Search code examples
pythongensimdoc2vec

gensim docvecs.doctags incorrect indices


I'm working with a large dataset of Yelp reviews for a machine learning research project. Gensim has worked well so far, however, when I build the vocabulary with doc2vec.build_vocab() on the over 5,000,000 documents I have...the indices appear to all be collected into a 64-key dictionary (which should certainly not be the case).

Below is the script I made for tagging the documents, building the vocabulary, and training the model.

import os
import time
import pandas as pd
import numpy as np
from collections import namedtuple
from gensim.models.doc2vec import Doc2Vec
from keras.preprocessing.text import text_to_word_sequence

# keras helper function
def text2_word_seq(review):
  return text_to_word_sequence(review, 
       filters='!"#$%&()*+,-./:;<=>?@[\\]^_`{|}~\t\n', 
       lower=True, split=" ")

# instantiate the model
d2v = Doc2Vec(vector_size=300, 
  window=6, min_count=5, workers=os.cpu_count()-1)

chunksize = 5000
train_data = pd.read_json("dataset/review.json",
    chunksize=chunksize,
    lines=True)

Review = namedtuple('Review', 'words tags')
documents = list()
for i, data in enumerate(train_data):
    print("Looked at %d chunks, %d documents" % 
       (i, i*chunksize), end='\r', flush=True)
    users = data.user_id.values
    for j, review in enumerate(data.text):
        documents.append(Review(text2_word_seq(review), users[j]))

# build the vocabulary 
d2v.build_vocab(documents.__iter__(), update=False,
   progress_per=100000, keep_raw_vocab=False, trim_rule=None)

# train the model
d2v.train(documents, total_examples=len(documents), epochs=10)
d2v.save('d2v-model-v001')

After saving the model and loading it with genim.models.Doc2Vec.load(), the model's docvecs.doctags is of length 64. Each tag I am using when building the vocabulary is a user id. It is not necessarily unique, but there are thousands of users (not 64). Also, the tags appear as single characters - which is not expected...

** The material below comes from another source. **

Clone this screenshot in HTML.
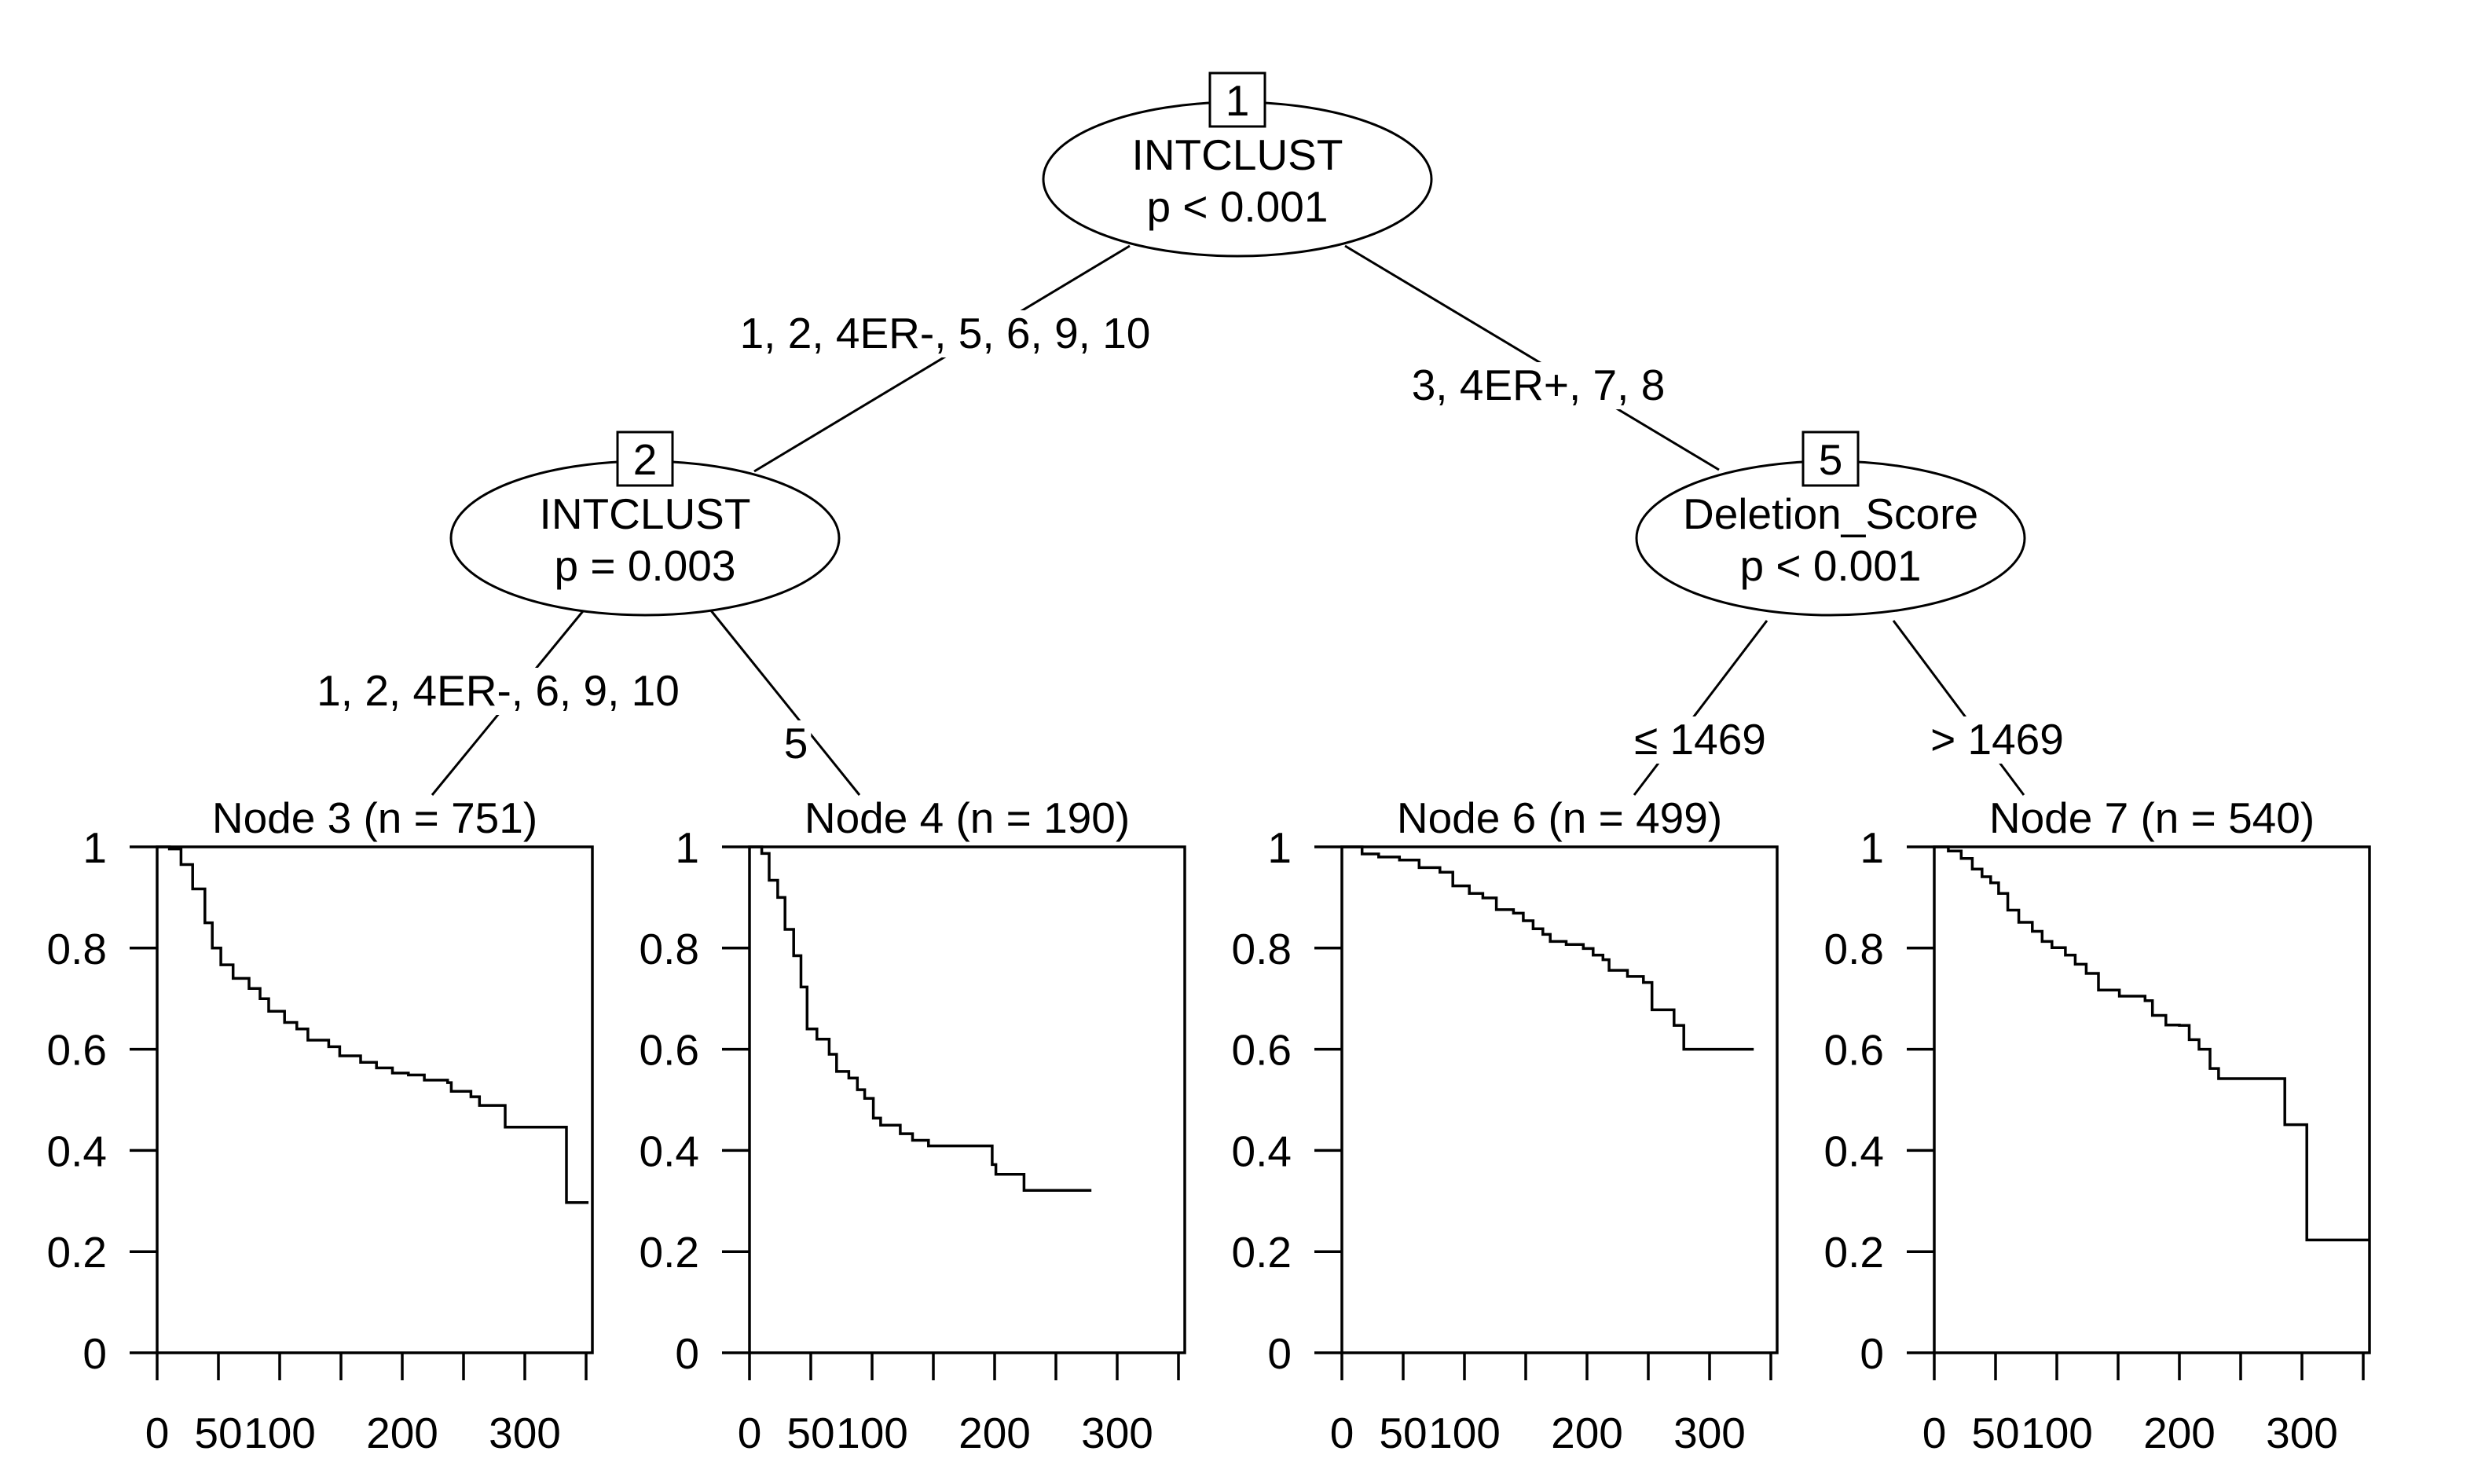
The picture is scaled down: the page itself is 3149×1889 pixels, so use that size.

>>> len(x.docvecs.doctags)

64

>>> x.docvecs.doctags

{'Y': Doctag(offset=27, word_count=195151634, doc_count=1727798), 
'j': Doctag(offset=47, word_count=198241878, doc_count=1739169), 
'4': Doctag(offset=17, word_count=195902251, doc_count=1728095), 
'J': Doctag(offset=50, word_count=197884244, doc_count=1741666), 
'W': Doctag(offset=41, word_count=198804200, doc_count=1741269), 
'O': Doctag(offset=23, word_count=196212468, doc_count=1728735), 
'o': Doctag(offset=9, word_count=194177928, doc_count=1709768), 
'n': Doctag(offset=3, word_count=193799059, doc_count=1714620), 
'3': Doctag(offset=34, word_count=197320036, doc_count=1725467), 
'F': Doctag(offset=10, word_count=195614702, doc_count=1729058) ...

What am I doing wrong here?


Solution

  • The tags property of your text examples should be a list-of-tags. (It can be a list containing just a single tag, but it must be a list.)

    If you provide a string instead, that will look like a list-of-one-character-strings to the code expecting a lis. Thus you'll train just a small number of single-character-tags, one per unique character appearing in any of the tags strings you provided.